Single-cluster deployments

When to use a single-cluster setup

The Keycloak single-cluster setup is targeted at use cases that:

Deploy to an infrastructure with transparent networking, like for example a single Kubernetes cluster.
Desire all healthy Keycloak instances to handle user requests.
Are constrained to a single AWS Region or an equivalent low-latency setup.
Permit planned outages for maintenance.
Fit within a defined user and request count.
Can accept the impact of periodic outages.
Deployed in data centers with the required network latency and database configuration

Tested Configuration

We regularly test Keycloak with the following configuration:

An OpenShift cluster deployed across three AWS availability zones in the same region.
- Provisioned with Red Hat OpenShift Service on AWS (ROSA), using ROSA HCP.
- At least one worker node for each availability-zone
- OpenShift version 4.17.
Amazon Aurora PostgreSQL database
- High availability with a primary DB instance in one availability zone, and synchronously replicated readers in the other availability zones
- Version 17.5

Configuration

Keycloak deployed on a Kubernetes cluster
- For cloud setups, Pods can be scheduled across multiple availability zones within the same region if Keycloak’s latency requirements are met.
- For on-premise setups, Pods can be scheduled across multiple datacenters if Keycloak’s latency requirements are met.
Keycloak deployed on virtual machines or bare metal
- Instances can be scheduled across multiple availability zones within the same cloud-provider region or multiple datacenters if Keycloak’s latency requirements are met.
Deployments require a round-trip latency of less than 10 ms between Keycloak instances.
Database
- For a list of supported databases, see Configuring the database.
- Deployments spanning multiple availability zones must utilize a database that can tolerate zone failures and synchronously replicates data between replicas.
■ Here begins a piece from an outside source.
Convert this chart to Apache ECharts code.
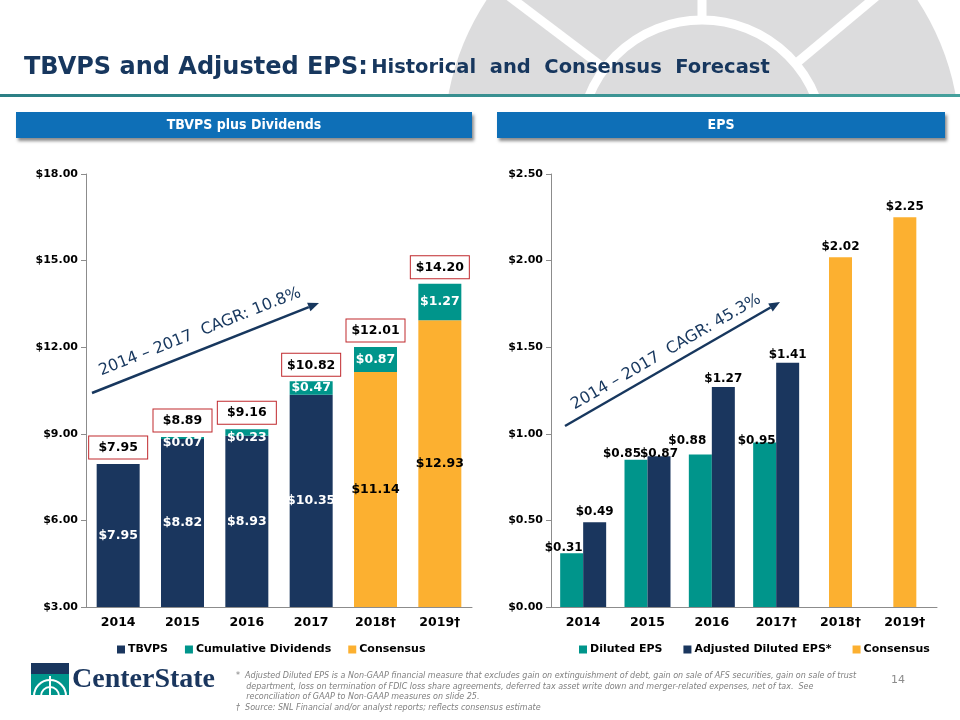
<!DOCTYPE html>
<html><head><meta charset="utf-8">
<script src="https://cdn.jsdelivr.net/npm/echarts@6/dist/echarts.min.js"></script>
<style>html,body{margin:0;padding:0;background:#fff}#c{width:960px;height:720px}</style>
</head><body><div id="c"></div>
<script>
// ---------- DATA ----------
const leftCategories = ['2014', '2015', '2016', '2017', '2018†', '2019†'];
const tbvps = [7.95, 8.82, 8.93, 10.35, 0, 0];
const tbvpsConsensus = [0, 0, 0, 0, 11.14, 12.93];
const cumulativeDividends = [0, 0.07, 0.23, 0.47, 0.87, 1.27];
const tbvpsTotals = [7.95, 8.89, 9.16, 10.82, 12.01, 14.20];
const leftAxis = { min: 3, max: 18, interval: 3 };

const rightCategories = ['2014', '2015', '2016', '2017†', '2018†', '2019†'];
const dilutedEps = [0.31, 0.85, 0.88, 0.95, '-', '-'];
const adjustedDilutedEps = [0.49, 0.87, 1.27, 1.41, '-', '-'];
const epsConsensus = ['-', '-', '-', '-', 2.02, 2.25];
const rightAxis = { min: 0, max: 2.5, interval: 0.5 };

const leftCagrText = '2014 – 2017  CAGR: 10.8%';
const rightCagrText = '2014 – 2017  CAGR: 45.3%';

// ---------- STYLE ----------
const NAVY = '#1a365e';
const TEAL = '#00958b';
const ORANGE = '#fcb030';
const BOXRED = '#c0282d';
const FONT = '"DejaVu Sans", Verdana, sans-serif';
const COND = '"DejaVu Sans Condensed", "DejaVu Sans", sans-serif';
// label nudges (pixels) to mimic the original's de-overlapped label placement
const dilutedLabelNudge = [[-8, 4.5], [-14, 4.5], [-13, -4], [-8, 8], [0, 0], [0, 0]];
const adjustedLabelNudge = [[0, 0], [0, 7.5], [0, 2], [0, 2], [0, 0], [0, 0]];

const money = v => '$' + Number(v).toFixed(2);
const hideZero = p => (p.value === 0 || p.value === '-' || p.value == null) ? '' : money(p.value);

function arrow(x1, y1, x2, y2, color) {
  const a = Math.atan2(y2 - y1, x2 - x1);
  const L = 11, W = 4.5;
  const bx = x2 - L * Math.cos(a), by = y2 - L * Math.sin(a);
  const px = -Math.sin(a) * W, py = Math.cos(a) * W;
  return [
    { type: 'line', shape: { x1, y1, x2: bx, y2: by }, style: { stroke: color, lineWidth: 2.5 }, z: 10 },
    { type: 'polygon', shape: { points: [[x2, y2], [bx + px, by + py], [bx - px, by - py]] }, style: { fill: color }, z: 10 }
  ];
}

// watermark geometry
const wm = { cx: 702, cy: 142, r: 258, ring: 122 };
function ray(tx, ty) {
  const dx = tx - wm.cx, dy = ty - wm.cy, l = Math.hypot(dx, dy);
  return { type: 'line', shape: { x1: wm.cx + dx / l * wm.ring, y1: wm.cy + dy / l * wm.ring, x2: wm.cx + dx / l * 320, y2: wm.cy + dy / l * 320 }, style: { stroke: '#fff', lineWidth: 9 }, z: -9 };
}

const footLines = [
  '*  Adjusted Diluted EPS is a Non-GAAP financial measure that excludes gain on extinguishment of debt, gain on sale of AFS securities, gain on sale of trust',
  '    department, loss on termination of FDIC loss share agreements, deferred tax asset write down and merger-related expenses, net of tax.  See',
  '    reconciliation of GAAP to Non-GAAP measures on slide 25.',
  '†  Source: SNL Financial and/or analyst reports; reflects consensus estimate'
];

const graphic = [
  // watermark
  { type: 'circle', shape: { cx: wm.cx, cy: wm.cy, r: wm.r }, style: { fill: '#dcdcdd' }, z: -10 },
  { type: 'circle', shape: { cx: wm.cx, cy: wm.cy, r: wm.ring }, style: { fill: 'none', stroke: '#fff', lineWidth: 9 }, z: -9 },
  ray(wm.cx, 0), ray(514, 0), ray(872, 0),
  { type: 'rect', shape: { x: 0, y: 97, width: 960, height: 623 }, style: { fill: '#fff' }, z: -8 },
  // teal rule
  { type: 'rect', shape: { x: 0, y: 94, width: 960, height: 3 }, style: { fill: new echarts.graphic.LinearGradient(0, 0, 1, 0, [{ offset: 0, color: '#2c7f85' }, { offset: 1, color: '#45a09c' }]) }, z: -7 },
  // title
  { type: 'text', x: 24, y: 68, style: { text: '{a|TBVPS and Adjusted EPS:} {b|Historical  and  Consensus  Forecast}', verticalAlign: 'middle', rich: {
      a: { fontFamily: FONT, fontWeight: 'bold', fontSize: 24, fill: '#17375e' },
      b: { fontFamily: FONT, fontWeight: 'bold', fontSize: 19.5, fill: '#17375e' } } }, z: 5 },
  // section headers
  { type: 'rect', shape: { x: 16, y: 112, width: 456, height: 26 }, style: { fill: '#0e6fb7', shadowBlur: 3, shadowOffsetX: 2, shadowOffsetY: 3, shadowColor: 'rgba(0,0,0,0.45)' }, z: 1 },
  { type: 'text', x: 244, y: 125, style: { text: 'TBVPS plus Dividends', align: 'center', verticalAlign: 'middle', fontFamily: COND, fontWeight: 'bold', fontSize: 14, fill: '#fff' }, z: 2 },
  { type: 'rect', shape: { x: 497, y: 112, width: 448, height: 26 }, style: { fill: '#0e6fb7', shadowBlur: 3, shadowOffsetX: 2, shadowOffsetY: 3, shadowColor: 'rgba(0,0,0,0.45)' }, z: 1 },
  { type: 'text', x: 721, y: 125, style: { text: 'EPS', align: 'center', verticalAlign: 'middle', fontFamily: COND, fontWeight: 'bold', fontSize: 14, fill: '#fff' }, z: 2 },
  // CAGR annotations
  ...arrow(92, 393, 319, 303, '#17375e'),
  { type: 'text', x: 200, y: 332, rotation: 21.6 * Math.PI / 180, style: { text: leftCagrText, align: 'center', verticalAlign: 'middle', fontFamily: FONT, fontSize: 16, fill: '#17375e' }, z: 10 },
  ...arrow(565, 426, 780, 302, '#17375e'),
  { type: 'text', x: 666, y: 352, rotation: 30 * Math.PI / 180, style: { text: rightCagrText, align: 'center', verticalAlign: 'middle', fontFamily: FONT, fontSize: 16, fill: '#17375e' }, z: 10 },
  // logo
  { type: 'rect', shape: { x: 31, y: 663, width: 38, height: 11 }, style: { fill: NAVY } },
  { type: 'rect', shape: { x: 31, y: 674, width: 38, height: 21 }, style: { fill: TEAL } },
  { type: 'arc', shape: { cx: 50, cy: 696, r: 16, startAngle: Math.PI, endAngle: 2 * Math.PI }, style: { stroke: '#fff', lineWidth: 2, fill: 'none' } },
  { type: 'arc', shape: { cx: 50, cy: 696, r: 9, startAngle: Math.PI, endAngle: 2 * Math.PI }, style: { stroke: '#fff', lineWidth: 2, fill: 'none' } },
  { type: 'line', shape: { x1: 50, y1: 676, x2: 50, y2: 695 }, style: { stroke: '#fff', lineWidth: 2 } },
  { type: 'text', x: 72, y: 680, style: { text: 'CenterState', verticalAlign: 'middle', fontFamily: '"Liberation Serif", serif', fontWeight: 'bold', fontSize: 28, fill: NAVY } },
  // footnotes
  ...footLines.map((t, i) => ({ type: 'text', x: 236, y: 676 + i * 10.5, style: { text: t, verticalAlign: 'middle', fontFamily: FONT, fontStyle: 'italic', fontSize: 8, fill: '#7f7f7f' } })),
  { type: 'text', x: 898, y: 680, style: { text: '14', align: 'center', verticalAlign: 'middle', fontFamily: FONT, fontSize: 11, fill: '#8c8c8c' } }
];

const axisCommon = {
  axisLine: { lineStyle: { color: '#8c8c8c', width: 1 } },
  axisTick: { lineStyle: { color: '#8c8c8c' }, length: 5 },
  splitLine: { show: false }
};
const catAxisLabel = { color: '#000', fontFamily: FONT, fontWeight: 'bold', fontSize: 12.5, margin: 9 };
const valAxisLabel = { color: '#000', fontFamily: FONT, fontWeight: 'bold', fontSize: 11, margin: 8, formatter: v => money(v) };
const barLabelWhite = { show: true, position: 'inside', color: '#fff', fontFamily: FONT, fontWeight: 'bold', fontSize: 12.5, formatter: hideZero };
const topLabel = { show: true, position: 'top', distance: 4, color: '#000', fontFamily: FONT, fontWeight: 'bold', fontSize: 12, formatter: hideZero };
const legendText = { color: '#000', fontFamily: FONT, fontWeight: 'bold', fontSize: 11, padding: [0, 0, 0, -2] };
const nudged = (arr, nudges) => arr.map((v, i) => ({ value: v, label: { offset: nudges[i] } }));

const option = {
  animation: false,
  backgroundColor: '#fff',
  graphic,
  grid: [
    { left: 86, top: 174, width: 386, height: 433 },
    { left: 551, top: 174, width: 386, height: 433 }
  ],
  xAxis: [
    { type: 'category', gridIndex: 0, data: leftCategories, ...axisCommon, axisLabel: catAxisLabel },
    { type: 'category', gridIndex: 1, data: rightCategories, ...axisCommon, axisLabel: catAxisLabel },
    { type: 'category', gridIndex: 1, data: rightCategories, show: false }
  ],
  yAxis: [
    { type: 'value', gridIndex: 0, min: leftAxis.min, max: leftAxis.max, interval: leftAxis.interval, ...axisCommon, axisLine: { show: true, lineStyle: { color: '#8c8c8c' } }, axisTick: { show: true, length: 5, lineStyle: { color: '#8c8c8c' } }, axisLabel: valAxisLabel },
    { type: 'value', gridIndex: 1, min: rightAxis.min, max: rightAxis.max, interval: rightAxis.interval, ...axisCommon, axisLine: { show: true, lineStyle: { color: '#8c8c8c' } }, axisTick: { show: true, length: 5, lineStyle: { color: '#8c8c8c' } }, axisLabel: valAxisLabel }
  ],
  legend: [
    { left: 112, top: 639, itemWidth: 8, itemHeight: 8, itemGap: 17, icon: 'rect', data: ['TBVPS', 'Cumulative Dividends', 'Consensus'], textStyle: legendText },
    { left: 574, top: 639, itemWidth: 8, itemHeight: 8, itemGap: 21, icon: 'rect', data: ['Diluted EPS', 'Adjusted Diluted EPS*', 'Consensus'], textStyle: legendText }
  ],
  series: [
    { name: 'TBVPS', type: 'bar', xAxisIndex: 0, yAxisIndex: 0, stack: 'L', barWidth: 43, data: tbvps, itemStyle: { color: NAVY }, label: barLabelWhite },
    { name: 'Consensus', type: 'bar', xAxisIndex: 0, yAxisIndex: 0, stack: 'L', barWidth: 43, data: tbvpsConsensus, itemStyle: { color: ORANGE }, label: { ...barLabelWhite, color: '#000' } },
    { name: 'Cumulative Dividends', type: 'bar', xAxisIndex: 0, yAxisIndex: 0, stack: 'L', barWidth: 43,
      data: cumulativeDividends.map(v => ({ value: v, label: v < 0.3 ? { offset: [0, 5] } : {} })), itemStyle: { color: TEAL }, label: barLabelWhite },
    { name: 'Total', type: 'scatter', xAxisIndex: 0, yAxisIndex: 0, data: tbvpsTotals, symbolSize: 1, itemStyle: { color: 'rgba(0,0,0,0)', opacity: 1 }, z: 5,
      label: { show: true, position: 'top', distance: 5, formatter: p => money(p.value), color: '#000', fontFamily: FONT, fontWeight: 'bold', fontSize: 12.5,
        backgroundColor: '#fff', borderColor: BOXRED, borderWidth: 1, width: 44, align: 'center', padding: [5, 7, 4, 7] } },
    { name: 'Diluted EPS', type: 'bar', xAxisIndex: 1, yAxisIndex: 1, barWidth: 23, barGap: '0%', data: nudged(dilutedEps, dilutedLabelNudge), itemStyle: { color: TEAL }, label: topLabel },
    { name: 'Adjusted Diluted EPS*', type: 'bar', xAxisIndex: 1, yAxisIndex: 1, barWidth: 23, barGap: '0%', data: nudged(adjustedDilutedEps, adjustedLabelNudge), itemStyle: { color: NAVY }, label: topLabel },
    { name: 'Consensus', type: 'bar', xAxisIndex: 2, yAxisIndex: 1, barWidth: 23, data: epsConsensus, itemStyle: { color: ORANGE }, label: topLabel }
  ]
};

const chart = echarts.init(document.getElementById('c'), null, { renderer: 'canvas' });
chart.setOption(option);
</script>
</body></html>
While equivalent setups should work, you will need to verify the performance and failure behavior of your environment. We provide functional tests, failure tests and load tests in the Keycloak Benchmark Project.

Read more on each item in the Building blocks single-cluster deployments guide.

Tested load

We regularly test Keycloak with the following load:

100,000 users
300 requests per second

We have successfully scaled to the following load:

100,000 users
1,000 logins, with 20,000 token refreshes per second.

We used the following setup for this:

Single-cluster setup consisting of 6 Pods, spread across 3 availability zones in a single AWS region.
- Each Pod with limits of 40 vCPU and 8 GB memory
Amazon Aurora PostgreSQL multi-az database deployed in two availability zones
- Instance type: db.r8g.16xlarge for both reader and writer instance

As the load increased, the CPU usage increased linearly.

See the Concepts for sizing CPU and memory resources guide for more information.

Limitations

Even with the additional redundancy of three availability-zones, downtime can still occur when:

Simultaneous node failures occur
Rolling out Keycloak upgrades
Infrastructure fails, for example the Kubernetes cluster

For more details on limitations see the Concepts for single-cluster deployments guide.

Next steps

The different guides introduce the necessary concepts and building blocks. For each building block, a blueprint shows how to deploy a fully functional example. Additional performance tuning and security hardening are still recommended when preparing a production setup.